Repeat the line that contains "Output the Python", the line that contains "plt.rcParams['hatch.linewidth'] = 0.8", and all lines between them, exactly and with no other lines.

**Recorded information:**
============

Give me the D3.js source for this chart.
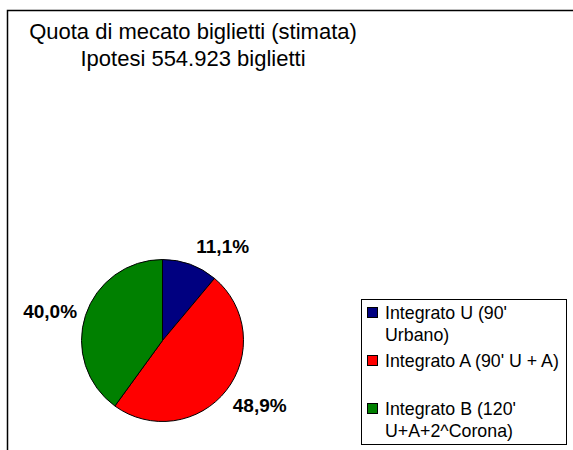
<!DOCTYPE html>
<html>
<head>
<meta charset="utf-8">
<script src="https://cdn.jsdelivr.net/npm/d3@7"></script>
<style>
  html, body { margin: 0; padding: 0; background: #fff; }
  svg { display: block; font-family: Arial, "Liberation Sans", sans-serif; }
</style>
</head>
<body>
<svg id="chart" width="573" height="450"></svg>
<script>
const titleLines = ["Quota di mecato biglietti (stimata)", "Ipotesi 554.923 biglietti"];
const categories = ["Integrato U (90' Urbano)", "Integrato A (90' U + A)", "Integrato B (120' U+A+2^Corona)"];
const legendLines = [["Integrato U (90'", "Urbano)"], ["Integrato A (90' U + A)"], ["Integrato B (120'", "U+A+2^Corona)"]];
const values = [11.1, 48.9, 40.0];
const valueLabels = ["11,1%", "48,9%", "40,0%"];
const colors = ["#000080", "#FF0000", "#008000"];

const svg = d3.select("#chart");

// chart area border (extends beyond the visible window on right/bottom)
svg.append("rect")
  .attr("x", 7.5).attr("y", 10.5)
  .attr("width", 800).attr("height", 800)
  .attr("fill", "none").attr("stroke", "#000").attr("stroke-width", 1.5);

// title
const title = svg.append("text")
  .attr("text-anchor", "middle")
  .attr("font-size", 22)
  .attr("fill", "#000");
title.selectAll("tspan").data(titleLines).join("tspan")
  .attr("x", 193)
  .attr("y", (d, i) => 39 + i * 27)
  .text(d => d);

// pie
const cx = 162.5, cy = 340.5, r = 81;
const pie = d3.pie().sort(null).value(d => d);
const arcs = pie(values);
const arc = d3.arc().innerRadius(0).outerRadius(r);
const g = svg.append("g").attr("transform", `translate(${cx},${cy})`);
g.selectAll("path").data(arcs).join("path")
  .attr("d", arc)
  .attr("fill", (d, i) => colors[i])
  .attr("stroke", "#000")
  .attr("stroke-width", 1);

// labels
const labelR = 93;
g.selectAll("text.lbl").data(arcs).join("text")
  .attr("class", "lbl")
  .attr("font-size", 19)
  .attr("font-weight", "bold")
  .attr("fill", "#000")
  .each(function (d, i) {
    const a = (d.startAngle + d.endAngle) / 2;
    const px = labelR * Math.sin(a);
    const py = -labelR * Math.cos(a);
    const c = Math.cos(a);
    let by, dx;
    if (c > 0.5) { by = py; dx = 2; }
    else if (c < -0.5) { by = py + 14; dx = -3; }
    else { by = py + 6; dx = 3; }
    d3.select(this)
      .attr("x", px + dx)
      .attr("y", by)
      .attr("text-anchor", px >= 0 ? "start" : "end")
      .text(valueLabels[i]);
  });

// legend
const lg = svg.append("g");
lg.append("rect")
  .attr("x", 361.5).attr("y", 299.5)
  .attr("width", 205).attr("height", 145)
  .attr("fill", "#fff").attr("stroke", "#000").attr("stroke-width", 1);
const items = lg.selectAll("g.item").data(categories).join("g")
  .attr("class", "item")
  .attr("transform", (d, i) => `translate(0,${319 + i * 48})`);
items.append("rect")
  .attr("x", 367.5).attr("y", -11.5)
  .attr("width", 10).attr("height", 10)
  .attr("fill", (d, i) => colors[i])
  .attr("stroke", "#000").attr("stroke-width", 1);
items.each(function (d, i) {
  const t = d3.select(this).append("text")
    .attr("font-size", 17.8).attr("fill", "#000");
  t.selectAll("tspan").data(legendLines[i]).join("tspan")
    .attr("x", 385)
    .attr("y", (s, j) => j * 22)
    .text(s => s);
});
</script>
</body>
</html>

============

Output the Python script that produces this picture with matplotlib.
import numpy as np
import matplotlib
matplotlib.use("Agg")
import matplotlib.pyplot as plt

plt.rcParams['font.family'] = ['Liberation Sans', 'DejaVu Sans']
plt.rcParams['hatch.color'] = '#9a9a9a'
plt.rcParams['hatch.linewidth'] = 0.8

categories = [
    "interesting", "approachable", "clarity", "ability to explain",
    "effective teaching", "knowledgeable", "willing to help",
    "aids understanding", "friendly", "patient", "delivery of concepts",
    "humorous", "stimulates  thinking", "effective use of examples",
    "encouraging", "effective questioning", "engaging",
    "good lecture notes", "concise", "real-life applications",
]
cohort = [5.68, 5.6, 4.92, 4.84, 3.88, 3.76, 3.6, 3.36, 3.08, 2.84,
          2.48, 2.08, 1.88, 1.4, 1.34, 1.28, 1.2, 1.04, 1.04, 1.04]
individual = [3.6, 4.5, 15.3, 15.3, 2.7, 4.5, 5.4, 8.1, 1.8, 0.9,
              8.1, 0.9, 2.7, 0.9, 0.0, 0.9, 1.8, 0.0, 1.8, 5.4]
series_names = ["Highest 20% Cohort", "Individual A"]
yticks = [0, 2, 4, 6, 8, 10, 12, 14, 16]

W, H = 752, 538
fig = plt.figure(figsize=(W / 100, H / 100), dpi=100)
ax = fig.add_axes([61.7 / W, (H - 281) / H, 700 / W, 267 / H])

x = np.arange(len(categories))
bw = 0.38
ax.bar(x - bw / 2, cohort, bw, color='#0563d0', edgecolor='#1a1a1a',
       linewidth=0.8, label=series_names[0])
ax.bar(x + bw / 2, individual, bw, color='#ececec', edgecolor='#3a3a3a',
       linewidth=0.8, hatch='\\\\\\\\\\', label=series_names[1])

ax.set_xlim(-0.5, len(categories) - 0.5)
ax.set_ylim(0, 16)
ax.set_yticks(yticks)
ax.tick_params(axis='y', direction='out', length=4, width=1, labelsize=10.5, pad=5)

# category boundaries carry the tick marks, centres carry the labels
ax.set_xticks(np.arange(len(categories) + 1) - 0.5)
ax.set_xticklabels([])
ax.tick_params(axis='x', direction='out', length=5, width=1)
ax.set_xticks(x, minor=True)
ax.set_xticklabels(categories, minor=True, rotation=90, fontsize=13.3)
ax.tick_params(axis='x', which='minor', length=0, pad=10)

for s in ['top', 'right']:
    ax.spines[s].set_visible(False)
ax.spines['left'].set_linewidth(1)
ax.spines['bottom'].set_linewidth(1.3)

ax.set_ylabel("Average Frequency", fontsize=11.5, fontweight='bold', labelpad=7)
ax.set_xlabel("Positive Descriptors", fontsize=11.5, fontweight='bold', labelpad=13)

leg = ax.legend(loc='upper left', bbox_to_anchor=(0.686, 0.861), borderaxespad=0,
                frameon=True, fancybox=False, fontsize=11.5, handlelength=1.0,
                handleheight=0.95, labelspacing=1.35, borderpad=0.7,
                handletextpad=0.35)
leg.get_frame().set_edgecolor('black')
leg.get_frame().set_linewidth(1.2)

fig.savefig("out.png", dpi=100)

============

**Output for this exercise:**
Output the Python script that produces this picture with matplotlib.
import numpy as np
import matplotlib
matplotlib.use("Agg")
import matplotlib.pyplot as plt

plt.rcParams['font.family'] = ['Liberation Sans', 'DejaVu Sans']
plt.rcParams['hatch.color'] = '#9a9a9a'
plt.rcParams['hatch.linewidth'] = 0.8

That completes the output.